Of course, the meaning of the bill is now being debated by those who slept through the session...
Unfortunately, some have confused legislative intent with gubernatorial intent. These two ideas are very different.
For instance, Matt Decample, the governor’s spokesman, told The City Wire yesterday that the governor didn’t understand the full implications of the law when he signed it:
DeCample emphasized that Beebe did not sign the law with the understanding that it could be interpreted as allowing people to openly carry firearms in public places.Of course you don’t know how anyone’s going to interpret a law: all you can do is make reasonable guesses. In fact, the governor, or his spokesman, is entitled to say whatever he’d like about Act 746 or anything else — they are entitled to their own opinions. There is, however, no constitutional right or established legal doctrine that allows the governor to determine the ultimate meaning of the law simply on the basis of what was going through his mind when he signed a bill.

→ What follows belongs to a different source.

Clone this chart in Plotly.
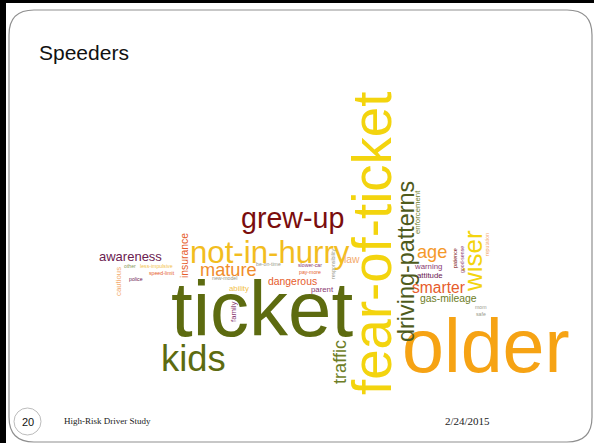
import plotly.graph_objects as go

# ---------------- data ----------------
words = [
    "ticket", "older", "fear-of-ticket", "kids", "not-in-hurry", "grew-up",
    "wiser", "driving-patterns", "age", "traffic", "mature", "smarter",
    "awareness", "gas-mileage", "insurance", "dangerous", "law",
    "cautious", "ability", "attitude", "enforcement", "warning", "family", "parent",
    "speed-limit", "pay-more", "be-on-time", "less-impulsive", "other",
    "new-model", "slower-car", "responsibility", "patience",
    "good-sense", "mom", "safe", "reputation", "police",
]
counts = [
    30, 29, 21, 14, 12, 11,
    10, 9, 7, 7, 7, 6,
    5, 4, 4, 4, 4,
    3, 3, 3, 3, 3, 3, 3,
    2, 2, 2, 2, 2,
    2, 2, 2, 2,
    2, 2, 2, 2, 2,
]

title = "Speeders"
footer_left = "High-Risk Driver Study"
footer_right = "2/24/2015"
slide_no = "20"

# ---------------- placement / style (layout only) ----------------
PX_PER_COUNT = 2.6
FONT = "Liberation Sans, Arial, sans-serif"

OLIVE = "#5d6b10"
DOLIVE = "#4f5b1c"
LOLIVE = "#6d7d26"
GOLIVE = "#8a9a5a"
YELLOW = "#f3d40e"
GOLD = "#f2bd1f"
ORANGE = "#f6a314"
AGEOR = "#f5992a"
MATOR = "#f08c2c"
RED = "#e65c2c"
DRED = "#7a0d0d"
PURP = "#6b2050"
LPURP = "#8a3a72"
TAN = "#f3aa6c"
LYEL = "#f2c24a"
GREY = "#9a9a8a"

place = {
    "ticket": (262, 309, 0, OLIVE),
    "older": (486, 346, 0, ORANGE),
    "fear-of-ticket": (372, 244, -90, YELLOW),
    "kids": (193, 358, 0, OLIVE),
    "not-in-hurry": (270, 252, 0, GOLD),
    "grew-up": (292, 218, 0, DRED),
    "wiser": (473, 261, -90, YELLOW),
    "driving-patterns": (406, 262, -90, DOLIVE),
    "age": (432, 252, 0, AGEOR),
    "traffic": (340, 362, -90, LOLIVE),
    "mature": (228, 270, 0, MATOR),
    "smarter": (438, 287, 0, RED),
    "awareness": (130, 256, 0, PURP),
    "gas-mileage": (448, 298, 0, LOLIVE),
    "insurance": (184, 256, -90, RED),
    "dangerous": (292, 281, 0, RED),
    "law": (352, 259, 0, TAN),
    "cautious": (118, 282, -90, TAN),
    "ability": (239, 288, 0, LYEL),
    "attitude": (430, 275, 0, PURP),
    "enforcement": (417, 212, -90, LOLIVE),
    "warning": (428, 266, 0, LPURP),
    "family": (233, 312, -90, LPURP),
    "parent": (322, 289, 0, LPURP),
    "speed-limit": (162, 273, 0, RED),
    "pay-more": (310, 271.5, 0, RED),
    "be-on-time": (268, 264, 0, GREY),
    "less-impulsive": (156, 266, 0, LYEL),
    "other": (130, 266, 0, GOLIVE),
    "new-model": (224, 278, 0, GREY),
    "slower-car": (310, 265, 0, LPURP),
    "responsibility": (333, 264, -90, GREY),
    "patience": (455, 258, -90, DRED),
    "good-sense": (462, 260, -90, LPURP),
    "mom": (481, 307, 0, GREY),
    "safe": (481, 314, 0, GREY),
    "reputation": (487, 245, -90, TAN),
    "police": (136, 279, 0, PURP),
}

fig = go.Figure()
fig.add_trace(go.Scatter(x=[10, 590], y=[10, 440], mode="markers",
                         marker=dict(opacity=0), hoverinfo="skip", showlegend=False))

annotations = []
for w, c in zip(words, counts):
    x, y, ang, col = place[w]
    annotations.append(dict(
        x=x, y=y, xref="x", yref="y", text=w, showarrow=False,
        textangle=ang, xanchor="center", yanchor="middle",
        font=dict(family=FONT, size=c * PX_PER_COUNT, color=col),
    ))

annotations += [
    dict(x=37, y=52, xref="x", yref="y", text=title, showarrow=False,
         xanchor="left", yanchor="middle",
         font=dict(family="Liberation Sans, Arial, sans-serif", size=21, color="#111111")),
    dict(x=27.5, y=421.5, xref="x", yref="y", text=slide_no, showarrow=False,
         xanchor="center", yanchor="middle",
         font=dict(family="Liberation Sans, Arial, sans-serif", size=11, color="#111111")),
    dict(x=62, y=421, xref="x", yref="y", text=footer_left, showarrow=False,
         xanchor="left", yanchor="middle",
         font=dict(family="Liberation Serif, serif", size=9, color="#222222")),
    dict(x=492, y=421, xref="x", yref="y", text=footer_right, showarrow=False,
         xanchor="right", yanchor="middle",
         font=dict(family="Liberation Serif, serif", size=11, color="#222222")),
]

shapes = [
    dict(type="path", xref="x", yref="y",
         path="M 34,10 L 567,10 Q 592,10 592,35 L 592,417 Q 592,442 567,442 "
              "L 34,442 Q 9,442 9,417 L 9,35 Q 9,10 34,10 Z",
         line=dict(color="#8f8f8f", width=1.2), fillcolor="rgba(0,0,0,0)"),
    dict(type="circle", xref="x", yref="y", x0=14, x1=41, y0=408, y1=435,
         line=dict(color="#aaaaaa", width=0.8)),
    # outer frame: left and top edges of the slide picture
    dict(type="rect", xref="x", yref="y", x0=0, x1=6, y0=0, y1=443,
         fillcolor="#000000", line=dict(width=0), layer="above"),
    dict(type="rect", xref="x", yref="y", x0=0, x1=594, y0=0, y1=3,
         fillcolor="#000000", line=dict(width=0), layer="above"),
]

fig.update_layout(
    width=596, height=445,
    margin=dict(l=0, r=0, t=0, b=0, pad=0),
    paper_bgcolor="white", plot_bgcolor="white",
    xaxis=dict(range=[0, 596], visible=False, fixedrange=True),
    yaxis=dict(range=[445, 0], visible=False, fixedrange=True),
    annotations=annotations, shapes=shapes, showlegend=False,
)

fig.write_html(
    "out.html",
    config={"displayModeBar": False},
    post_script="document.body.style.margin='0px';",
)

For instance, if Act 746 gets challenged in court — which it almost certainly will — does the governor envision a judge saying, “Hmm, I wonder what was going through the governor’s mind when he signed this piece of paper?” Presumably not: a court will look at the language the legislature used when it wrote and passed the law, and perhaps the court will draw inferences about legislative intent from the bill’s language. But it is essentially irrelevant what the governor thought when he signed the bill, or indeed what he thinks now.
“You’re not talking about a legal interpretation, you’re talking about one interested party. You don’t know how anyone’s going to interpret a law.”
As the bill is codified we will be watching to endure the bill is enacted as written.
The legislature introduced this bill, worked it through both chambers’ committees, and it was passed into law. That’s the law that should be given to the people.